Conviction in Australia for foreign interference
Vietnamese refugee guilty of covertly working for Chinese Communist Party
An Australian court yesterday recorded the first conviction under the nation’s foreign interference laws, with a jury finding a Vietnamese refugee guilty of covertly working for the Chinese Communist Party.
A Victoria state County Court jury convicted Melbourne businessman and local community leader Di Sanh Duong on a charge of preparing for or planning an act of foreign interference.
Duong, an ethnic Chinese from Vietnam who immigrated to Australia in the 1970s, is the first person to be charged under federal laws created in 2018 that ban covert foreign interference in domestic politics and make industrial espionage for a foreign power a crime.
The laws offended Australia’s most important trading partner, China, and accelerated a deterioration in bilateral relations.
Duong, 68, had pleaded not guilty. He was released on bail after his conviction and will return to court in February for his sentencing.

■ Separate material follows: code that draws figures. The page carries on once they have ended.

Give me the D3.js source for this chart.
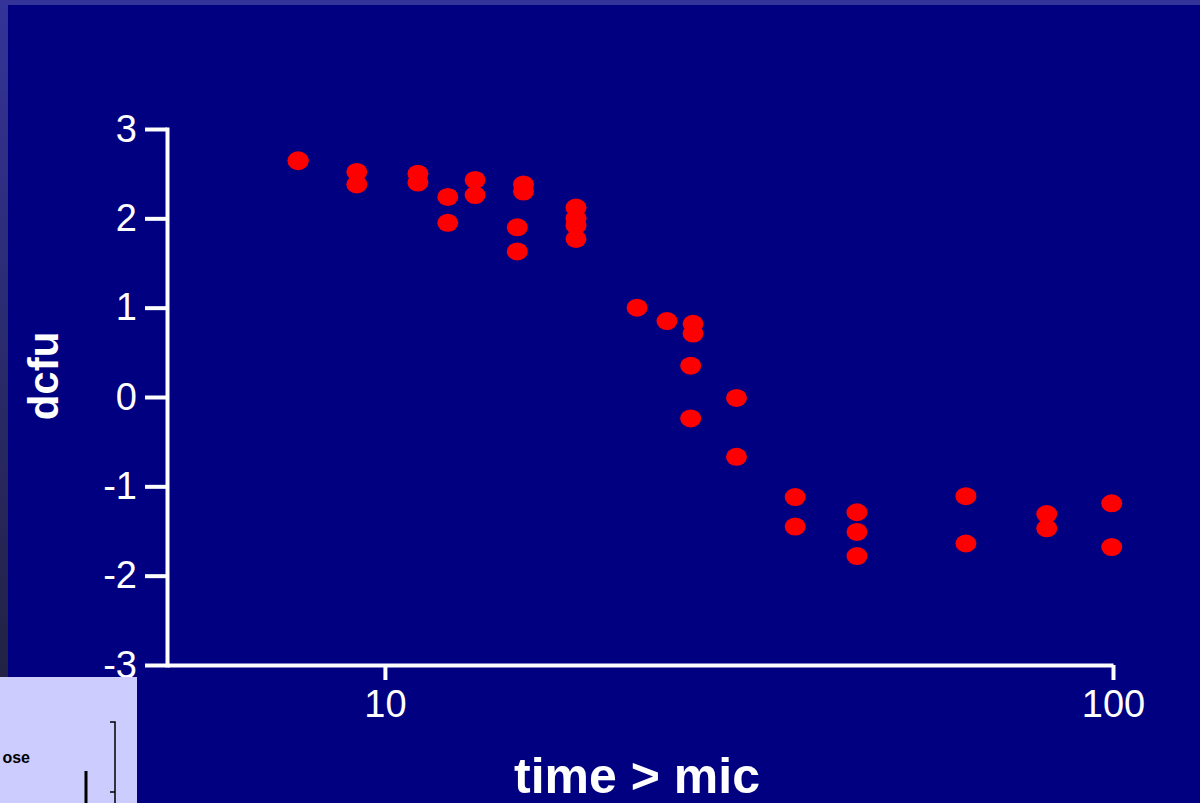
<!DOCTYPE html>
<html lang="en">
<head>
    <meta charset="UTF-8">
    <title>dcfu vs time > mic</title>
    <script src="https://d3js.org/d3.v7.min.js"></script>
    <style>
        body { margin: 0; background: #333399; }
        svg { display: block; }
    </style>
</head>
<body>
<script>
    // time above MIC (log axis) and change in cfu
    var timeMic = [7.6, 7.6, 9.15, 9.15, 11.1, 11.1, 12.2, 12.2, 13.3, 13.3,
                   15.5, 15.5, 15.2, 15.2, 18.3, 18.3, 18.3, 18.3,
                   22.2, 24.4, 26.5, 26.5, 26.3, 26.3, 30.4, 30.4,
                   36.6, 36.6, 44.5, 44.5, 44.5, 62.8, 62.8, 81.1, 81.1, 99.6, 99.6];
    var dcfu = [2.64, 2.65, 2.52, 2.38, 2.50, 2.40, 2.24, 1.95, 2.43, 2.26,
                2.38, 2.30, 1.90, 1.63, 2.12, 2.00, 1.92, 1.77,
                1.00, 0.85, 0.82, 0.71, 0.35, -0.24, -0.01, -0.67,
                -1.12, -1.45, -1.29, -1.51, -1.78, -1.11, -1.64, -1.31, -1.47, -1.19, -1.68];
    var xTicks = [10, 100];
    var yTicks = [-3, -2, -1, 0, 1, 2, 3];

    var w = 1200;
    var h = 803;

    var svg = d3.select("body")
        .append("svg")
        .attr("width", w)
        .attr("height", h);

    // frame: left strip fades darker towards the bottom
    var grad = svg.append("defs").append("linearGradient")
        .attr("id", "strip")
        .attr("x1", 0).attr("y1", 0).attr("x2", 0).attr("y2", 1);
    grad.append("stop").attr("offset", "0%").attr("stop-color", "#333399");
    grad.append("stop").attr("offset", "100%").attr("stop-color", "#222244");

    svg.append("rect")
        .attr("x", 0).attr("y", 0)
        .attr("width", w).attr("height", 5)
        .attr("fill", "#333399");
    svg.append("rect")
        .attr("x", 0).attr("y", 0)
        .attr("width", 8).attr("height", 677)
        .attr("fill", "url(#strip)");
    svg.append("rect")
        .attr("x", 8).attr("y", 5)
        .attr("width", w - 8).attr("height", h - 5)
        .attr("fill", "#000080");

    var x = d3.scaleLog()
        .domain([5.02, 100])
        .range([167, 1113]);

    var y = d3.scaleLinear()
        .domain([-3, 3])
        .range([665, 129]);

    var xAxis = svg.append("g")
        .attr("transform", "translate(0," + y(-3) + ")")
        .call(d3.axisBottom(x)
            .tickValues(xTicks)
            .tickFormat(d3.format("d"))
            .tickSize(15)
            .tickPadding(10)
            .tickSizeOuter(0));

    var yAxis = svg.append("g")
        .attr("transform", "translate(" + x(5.02) + ",0)")
        .call(d3.axisLeft(y)
            .tickValues(yTicks)
            .tickFormat(function(d) { return d < 0 ? "-" + Math.abs(d) : d; })
            .tickSize(22)
            .tickPadding(8)
            .tickSizeOuter(0));

    [xAxis, yAxis].forEach(function(g) {
        g.selectAll("path, line")
            .attr("stroke", "white")
            .attr("stroke-width", 4);
        g.selectAll("text")
            .attr("fill", "white")
            .style("font-family", "'Liberation Sans', Arial, sans-serif")
            .style("font-size", "38px");
    });
    yAxis.select(".domain").attr("stroke-linecap", "square");

    svg.selectAll("ellipse.pt")
        .data(timeMic)
        .enter()
        .append("ellipse")
        .attr("class", "pt")
        .attr("cx", function(d) { return x(d); })
        .attr("cy", function(d, i) { return y(dcfu[i]); })
        .attr("rx", 10.5)
        .attr("ry", 9)
        .attr("fill", "#ff0000");

    svg.append("text")
        .attr("x", 637)
        .attr("y", 793)
        .attr("text-anchor", "middle")
        .attr("fill", "white")
        .style("font-family", "'Liberation Sans', Arial, sans-serif")
        .style("font-weight", "bold")
        .style("font-size", "50px")
        .text("time > mic");

    svg.append("text")
        .attr("transform", "translate(58,376) rotate(-90)")
        .attr("text-anchor", "middle")
        .attr("fill", "white")
        .style("font-family", "'Liberation Sans', Arial, sans-serif")
        .style("font-weight", "bold")
        .style("font-size", "42px")
        .text("dcfu");

    // corner of another slide poking in at the bottom left
    var inset = svg.append("g");
    inset.append("rect")
        .attr("x", 0).attr("y", 677)
        .attr("width", 137).attr("height", h - 677)
        .attr("fill", "#ccccff");
    inset.append("text")
        .attr("x", 30).attr("y", 763)
        .attr("text-anchor", "end")
        .attr("fill", "black")
        .style("font-family", "'Liberation Sans', Arial, sans-serif")
        .style("font-weight", "bold")
        .style("font-size", "16px")
        .text("ose");
    inset.append("path")
        .attr("d", "M110,722H115V803M110,792H115")
        .attr("fill", "none")
        .attr("stroke", "black")
        .attr("stroke-width", 1.5);
    inset.append("line")
        .attr("x1", 86).attr("x2", 86)
        .attr("y1", 771).attr("y2", 803)
        .attr("stroke", "black")
        .attr("stroke-width", 3);
</script>
</body>
</html>
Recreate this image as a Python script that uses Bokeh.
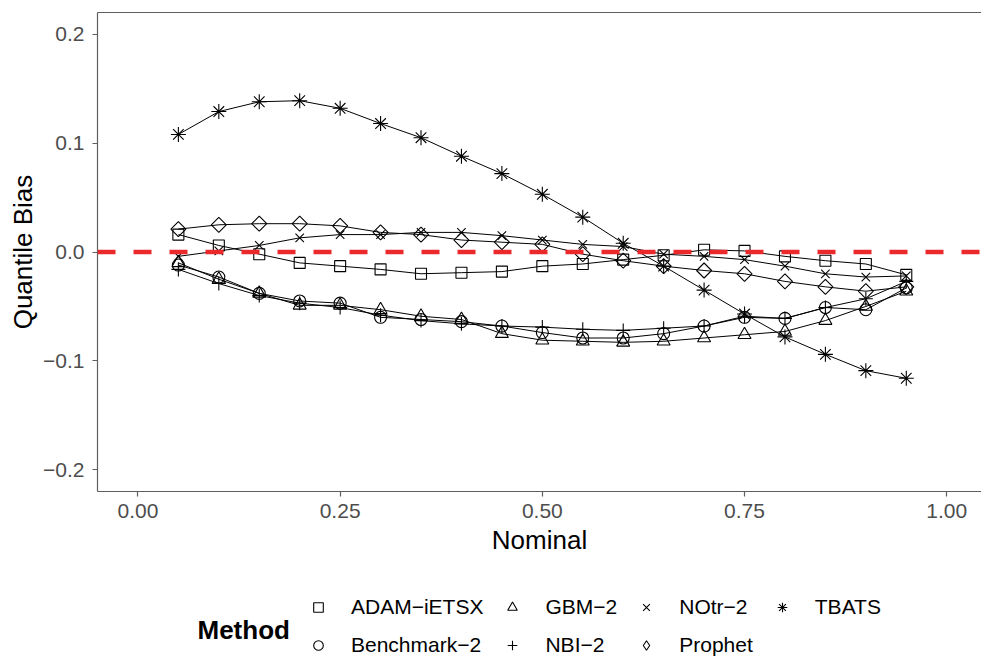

He faces a potential 10-year prison sentence.
Prosecutors had argued that Duong, a former member of the Liberal Party, planned to gain political influence in 2020 by cultivating a relationship with the then-government minister Alan Tudge on behalf of the Communist Party.
Duong did so by arranging for Tudge to receive A$37,450 (then equivalent to about HK$200,000) in a novelty cheque donation raised by community organisations for a Melbourne hospital.
Prosecutor Patrick Doyle told the jury the Communist Party would have seen Duong as an “ideal target” to work as its agent.
“A main goal of this system is to win over friends for the Chinese Communist Party. It involves generating sympathy for the party and its policies,” Doyle told the jury.
Doyle said Duong told an associate he was building a relationship with Tudge, who “will be the prime minister in the future” and would become a “supporter/patron for us”.